Social protection programmes for people on low incomes and those most in need are flexible since they are directly affected by economic change, tax law and employment policy.
This statement by Minister of Social Solidarity Nevine el-Qabbag came during the opening on Thursday of a national workshop to prepare a report on social protection in Egypt.
The workshop was organised in collaboration with the United Nations Economic and Social Commission for West Asia (ESCAWA).
Marco Schaefer, head of ESCAWA’s Social Protection Section, ministry representatives and experts attended the workshop.
The minister hailed co-operation with ESCAWA on conducting research and evaluative studies to ensure the implementation of efficient social protection programmes.
More than 5.2 million households have benefited from the Takaful and Karama (Solidarity and Dignity) cash transfer programme this year, making it the largest poverty-targeted conditional cash transfer in the Middle East and North Africa, el-Qabbag said.

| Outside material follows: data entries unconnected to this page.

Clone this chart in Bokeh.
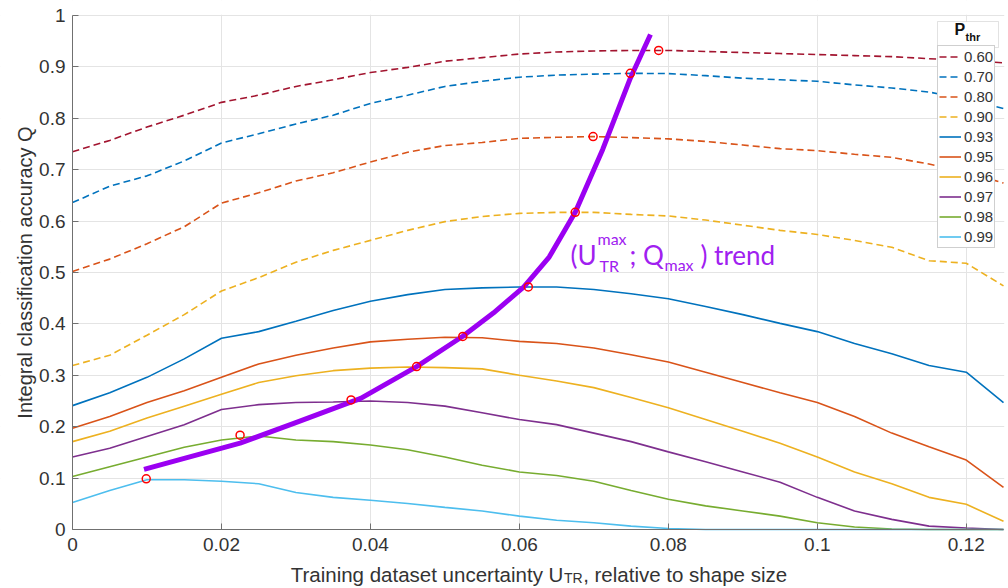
from bokeh.plotting import figure
from bokeh.models import (Range1d, FixedTicker, NumeralTickFormatter, Legend, LegendItem,
                          Label, BoxAnnotation)
from bokeh.embed import file_html
from bokeh.resources import INLINE

# ---------------- data ----------------
u_tr = [0.000, 0.005, 0.010, 0.015, 0.020, 0.025, 0.030, 0.035, 0.040, 0.045,
        0.050, 0.055, 0.060, 0.065, 0.070, 0.075, 0.080, 0.085, 0.090, 0.095,
        0.100, 0.105, 0.110, 0.115, 0.120, 0.125]

q_060 = [0.735, 0.757, 0.783, 0.806, 0.831, 0.845, 0.862, 0.875, 0.889, 0.899,
         0.911, 0.918, 0.925, 0.929, 0.931, 0.932, 0.932, 0.930, 0.928, 0.926,
         0.924, 0.922, 0.920, 0.916, 0.913, 0.908]
q_070 = [0.636, 0.668, 0.688, 0.717, 0.752, 0.770, 0.789, 0.806, 0.829, 0.845,
         0.862, 0.872, 0.880, 0.884, 0.886, 0.8875, 0.887, 0.883, 0.878, 0.875,
         0.872, 0.865, 0.859, 0.851, 0.8375, 0.819]
q_080 = [0.502, 0.526, 0.556, 0.589, 0.635, 0.655, 0.678, 0.694, 0.715, 0.734,
         0.747, 0.753, 0.761, 0.763, 0.7645, 0.7625, 0.760, 0.755, 0.748, 0.741,
         0.737, 0.730, 0.724, 0.711, 0.695, 0.674]
q_090 = [0.319, 0.339, 0.378, 0.418, 0.464, 0.490, 0.520, 0.543, 0.5625, 0.582,
         0.599, 0.609, 0.615, 0.617, 0.617, 0.613, 0.610, 0.602, 0.592, 0.582,
         0.574, 0.5625, 0.549, 0.523, 0.518, 0.474]
q_093 = [0.241, 0.266, 0.296, 0.332, 0.372, 0.385, 0.405, 0.426, 0.444, 0.457,
         0.467, 0.470, 0.4717, 0.4717, 0.467, 0.4586, 0.449, 0.434, 0.418, 0.401,
         0.385, 0.362, 0.342, 0.319, 0.306, 0.247]
q_095 = [0.197, 0.220, 0.247, 0.270, 0.296, 0.322, 0.339, 0.353, 0.365, 0.370,
         0.374, 0.373, 0.366, 0.362, 0.353, 0.340, 0.326, 0.306, 0.286, 0.266,
         0.247, 0.220, 0.1875, 0.161, 0.135, 0.082]
q_096 = [0.171, 0.191, 0.217, 0.240, 0.263, 0.286, 0.299, 0.309, 0.314, 0.316,
         0.315, 0.3125, 0.300, 0.289, 0.276, 0.257, 0.237, 0.214, 0.191, 0.168,
         0.141, 0.112, 0.089, 0.0625, 0.049, 0.016]
q_097 = [0.141, 0.158, 0.181, 0.204, 0.2336, 0.243, 0.247, 0.248, 0.250, 0.247,
         0.240, 0.227, 0.214, 0.204, 0.1875, 0.171, 0.151, 0.132, 0.112, 0.092,
         0.0625, 0.036, 0.0197, 0.0066, 0.003, 0.0]
q_098 = [0.103, 0.122, 0.141, 0.160, 0.174, 0.182, 0.174, 0.171, 0.1645, 0.155,
         0.141, 0.125, 0.112, 0.105, 0.094, 0.0757, 0.059, 0.046, 0.036, 0.026,
         0.013, 0.005, 0.001, 0.0, 0.0, 0.0]
q_099 = [0.0526, 0.0757, 0.0967, 0.0967, 0.094, 0.089, 0.072, 0.0625, 0.057, 0.0507,
         0.043, 0.036, 0.026, 0.018, 0.013, 0.0066, 0.002, 0.0, 0.0, 0.0,
         0.0, 0.0, 0.0, 0.0, 0.0, 0.0]

p_thr_labels = ["0.60", "0.70", "0.80", "0.90", "0.93", "0.95", "0.96", "0.97", "0.98", "0.99"]
series = [q_060, q_070, q_080, q_090, q_093, q_095, q_096, q_097, q_098, q_099]
colors = ["#A2142F", "#0072BD", "#D95319", "#EDB120", "#0072BD",
          "#D95319", "#EDB120", "#7E2F8E", "#77AC30", "#4DBEEE"]
dashed = [True, True, True, True, False, False, False, False, False, False]

# maxima of each curve
qmax_x = [0.0787, 0.0749, 0.0699, 0.0675, 0.0612, 0.0524, 0.0462, 0.0374, 0.0225, 0.0099]
qmax_y = [0.932, 0.8875, 0.7645, 0.617, 0.472, 0.3757, 0.317, 0.252, 0.1836, 0.0987]

# trend through the maxima
trend_x = [0.0096, 0.0225, 0.0298, 0.0387, 0.0462, 0.0524, 0.0565, 0.0606,
           0.0640, 0.0675, 0.0712, 0.0749, 0.0776]
trend_y = [0.117, 0.168, 0.207, 0.255, 0.317, 0.376, 0.421, 0.472,
           0.530, 0.617, 0.740, 0.878, 0.963]

x_ticks = [0, 0.02, 0.04, 0.06, 0.08, 0.1, 0.12]
y_ticks = [0, 0.1, 0.2, 0.3, 0.4, 0.5, 0.6, 0.7, 0.8, 0.9, 1]

# ---------------- figure ----------------
TXT = "#333333"
AX = "#707070"
PURPLE = "#A020F0"
X_MAX = 0.125
# the frame covers the whole canvas; axes sit at x = 0 and y = 0
X_VIEW = (-0.009667, 0.125671)
Y_VIEW = (-0.11479, 1.02918)

p = figure(width=1008, height=588, output_backend="svg", toolbar_location=None,
           x_range=Range1d(*X_VIEW), y_range=Range1d(*Y_VIEW),
           min_border_left=0, min_border_right=0, min_border_top=0, min_border_bottom=0)
p.outline_line_color = None
p.background_fill_color = "white"

p.xaxis.fixed_location = 0
p.yaxis.fixed_location = 0
p.xaxis.bounds = (0, X_MAX)
p.yaxis.bounds = (0, 1)
p.xaxis.ticker = FixedTicker(ticks=x_ticks)
p.yaxis.ticker = FixedTicker(ticks=y_ticks)
for ax in (p.xaxis[0], p.yaxis[0]):
    ax.formatter = NumeralTickFormatter(format="0.[00]")
    ax.major_label_text_font = "Liberation Sans"
    ax.major_label_text_font_size = "19px"
    ax.major_label_text_color = TXT
    ax.axis_line_color = AX
    ax.major_tick_line_color = AX
    ax.major_tick_in = 6
    ax.major_tick_out = 0
    ax.minor_tick_line_color = None
p.yaxis.major_label_standoff = 7
p.xaxis.major_label_standoff = 9

p.yaxis.axis_label = "Integral classification accuracy Q"
p.yaxis.axis_label_text_font = "Liberation Sans"
p.yaxis.axis_label_text_font_size = "20px"
p.yaxis.axis_label_text_font_style = "normal"
p.yaxis.axis_label_text_color = TXT
p.yaxis.axis_label_standoff = 0

p.grid.grid_line_color = "#e4e4e4"
p.grid.grid_line_width = 1

# white strips hiding the grid outside the axes box
for l, r, t, b in [(-1, 1, 0, -1), (-1, 0, 2, -1), (-1, 1, 2, 1.0015), (X_MAX + 0.0001, 1, 2, -1)]:
    p.add_layout(BoxAnnotation(left=l, right=r, top=t, bottom=b,
                               fill_color="white", fill_alpha=1.0, line_color=None,
                               level="underlay"))

items = []
for lab, q, c, d in zip(p_thr_labels, series, colors, dashed):
    r = p.line(u_tr, q, line_color=c, line_width=1.6,
               line_dash="7 4" if d else "solid")
    items.append(LegendItem(label=lab, renderers=[r]))

p.line(trend_x, trend_y, line_color="#9B00F2", line_width=5, line_join="round")
p.scatter(qmax_x, qmax_y, marker="circle", size=8, fill_color=None,
          line_color="#FF0000", line_width=1.5)

legend = Legend(items=items, location=(937, 340), orientation="vertical",
                label_text_font="Liberation Sans", label_text_font_size="15px",
                label_text_color=TXT, label_height=19, glyph_height=19, glyph_width=22,
                label_standoff=3, spacing=1, padding=1, margin=0,
                border_line_color="#a0a0a0", border_line_width=1,
                background_fill_color="white", background_fill_alpha=1.0)
p.add_layout(legend)

# legend header box  P_thr
p.add_layout(BoxAnnotation(left=0.11614, right=0.12433, top=0.9883, bottom=0.9377,
                           fill_color="white", fill_alpha=1.0,
                           line_color="#a0a0a0", line_width=1))
p.add_layout(Label(x=0.11842, y=0.9726, text="P", text_font="Liberation Sans",
                   text_font_size="16px", text_font_style="bold", text_color="#111111",
                   text_baseline="alphabetic"))
p.add_layout(Label(x=0.1199, y=0.9586, text="thr", text_font="Liberation Sans",
                   text_font_size="11px", text_font_style="bold", text_color="#111111",
                   text_baseline="alphabetic"))

# trend annotation
def ann(x, y, t, size):
    p.add_layout(Label(x=x, y=y, text=t, text_font="Lato", text_font_size=size,
                       text_color=PURPLE, text_baseline="alphabetic", text_align="left"))

ann(0.06686, 0.5331, "(U", "26px")
ann(0.07049, 0.5662, "max", "16px")
ann(0.07076, 0.5136, "TR", "16px")
ann(0.07480, 0.5331, "; Q", "26px")
ann(0.07948, 0.5156, "max", "16px")
ann(0.08432, 0.5331, ") trend", "26px")

# x-axis title with subscript
def xlab(x, y, t, size, align):
    p.add_layout(Label(x=x, y=y, text=t, text_font="Liberation Sans", text_font_size=size,
                       text_color=TXT, text_baseline="alphabetic", text_align=align))

xlab(0.06591, -0.0875, "Training dataset uncertainty U", "20.5px", "right")
xlab(0.06598, -0.0953, "TR", "14px", "left")
xlab(0.06856, -0.0875, ", relative to shape size", "20.5px", "left")

open("out.html", "w").write(file_html(p, INLINE))
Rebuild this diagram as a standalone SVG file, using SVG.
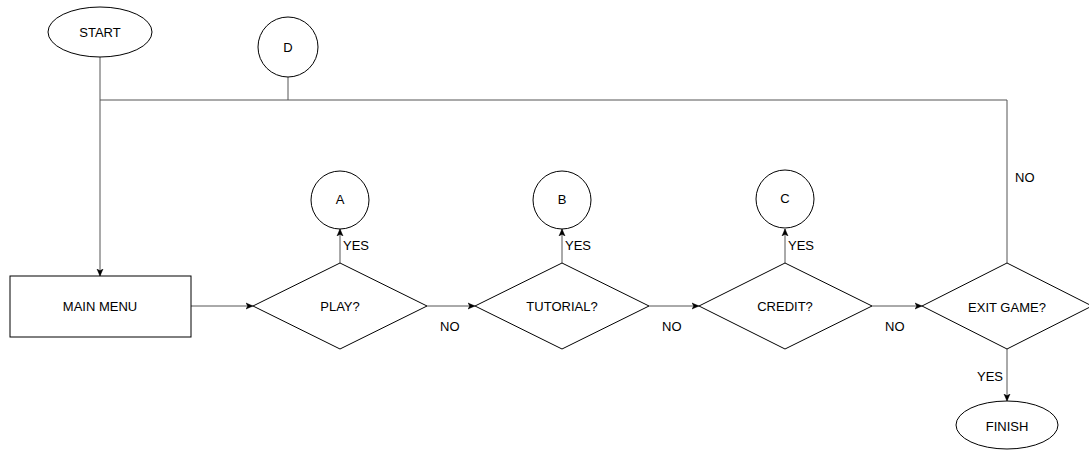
<svg xmlns="http://www.w3.org/2000/svg" width="1089" height="450" viewBox="0 0 1089 450">
<style>
.shape{fill:#fff;stroke:#000;stroke-width:1}
.conn{fill:none;stroke:#555;stroke-width:1}
text{font-family:"Liberation Sans",Arial,sans-serif;font-size:13px;fill:#000}
.c{text-anchor:middle;dominant-baseline:central}
.l{dominant-baseline:central}
</style>
<defs>
<marker id="arr" markerWidth="8" markerHeight="8" viewBox="0 0 8 8" refX="7" refY="4" orient="auto" markerUnits="userSpaceOnUse">
<path d="M0,1 L7,4 L0,7 L1.8,4 Z" fill="#000" stroke="#000" stroke-width="0.5"/>
</marker>
</defs>
<rect width="1089" height="450" fill="#fff"/>
<g id="connectors">
<path class="conn" d="M100,57 V276" marker-end="url(#arr)"/>
<path class="conn" d="M288,77 V100"/>
<path class="conn" d="M100,100 H1007 V263"/>
<path class="conn" d="M191,306 H253" marker-end="url(#arr)"/>
<path class="conn" d="M340,263 V229" marker-end="url(#arr)"/>
<path class="conn" d="M427,306 H475" marker-end="url(#arr)"/>
<path class="conn" d="M562,263 V229" marker-end="url(#arr)"/>
<path class="conn" d="M649,306 H699" marker-end="url(#arr)"/>
<path class="conn" d="M785,263 V229" marker-end="url(#arr)"/>
<path class="conn" d="M872,306 H922" marker-end="url(#arr)"/>
<path class="conn" d="M1007,349 V401" marker-end="url(#arr)"/>
<text class="l" x="343" y="245">YES</text>
<text class="l" x="565" y="245">YES</text>
<text class="l" x="788" y="245">YES</text>
<text class="l" x="440" y="326">NO</text>
<text class="l" x="662" y="326">NO</text>
<text class="l" x="885" y="326">NO</text>
<text class="l" x="1015" y="177">NO</text>
<text class="l" x="977" y="376">YES</text>
</g>
<g id="start"><ellipse class="shape" cx="100" cy="32" rx="52" ry="25"/><text class="c" x="100" y="32">START</text></g>
<g id="d"><circle class="shape" cx="288" cy="47" r="30"/><text class="c" x="288" y="47">D</text></g>
<g id="main-menu"><rect class="shape" x="10" y="276" width="181" height="61"/><text class="c" x="100" y="306">MAIN MENU</text></g>
<g id="play"><path class="shape" d="M340,263 L427,306 L340,349 L253,306 Z"/><text class="c" x="340" y="306">PLAY?</text></g>
<g id="a"><circle class="shape" cx="340" cy="200" r="29"/><text class="c" x="340" y="199">A</text></g>
<g id="tutorial"><path class="shape" d="M562,263 L649,306 L562,349 L475,306 Z"/><text class="c" x="562" y="306">TUTORIAL?</text></g>
<g id="b"><circle class="shape" cx="562" cy="200" r="29"/><text class="c" x="562" y="199">B</text></g>
<g id="credit"><path class="shape" d="M785,263 L872,306 L785,349 L699,306 Z"/><text class="c" x="785" y="306">CREDIT?</text></g>
<g id="c"><circle class="shape" cx="785" cy="199" r="29"/><text class="c" x="785" y="198">C</text></g>
<g id="exit"><path class="shape" d="M1007,263 L1092,306 L1007,349 L922,306 Z"/><text class="c" x="1007" y="307">EXIT GAME?</text></g>
<g id="finish"><ellipse class="shape" cx="1007" cy="425" rx="51" ry="24"/><text class="c" x="1007" y="426">FINISH</text></g>
</svg>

The Takaful and Karama Programme was launched in 2015 to support underprivileged families with school-age children, the elderly and people with special needs.
The food subsidy programme caters for more than 64 million people, the minister said.
Financial support alone is not enough to lift the impoverished out of poverty, so the government is also launching economic empowerment programmes to provide a sustainable source of income for the poor, el-Qabbag added.
For his part, Schaefer said ESCAWA is ready to offer technical support to make the social protection system more efficient.
ESCAWA has made studies of social protection schemes in Arab countries and will make recommendations for reform to counter the impact of the climate, social and economic challenges facing the region.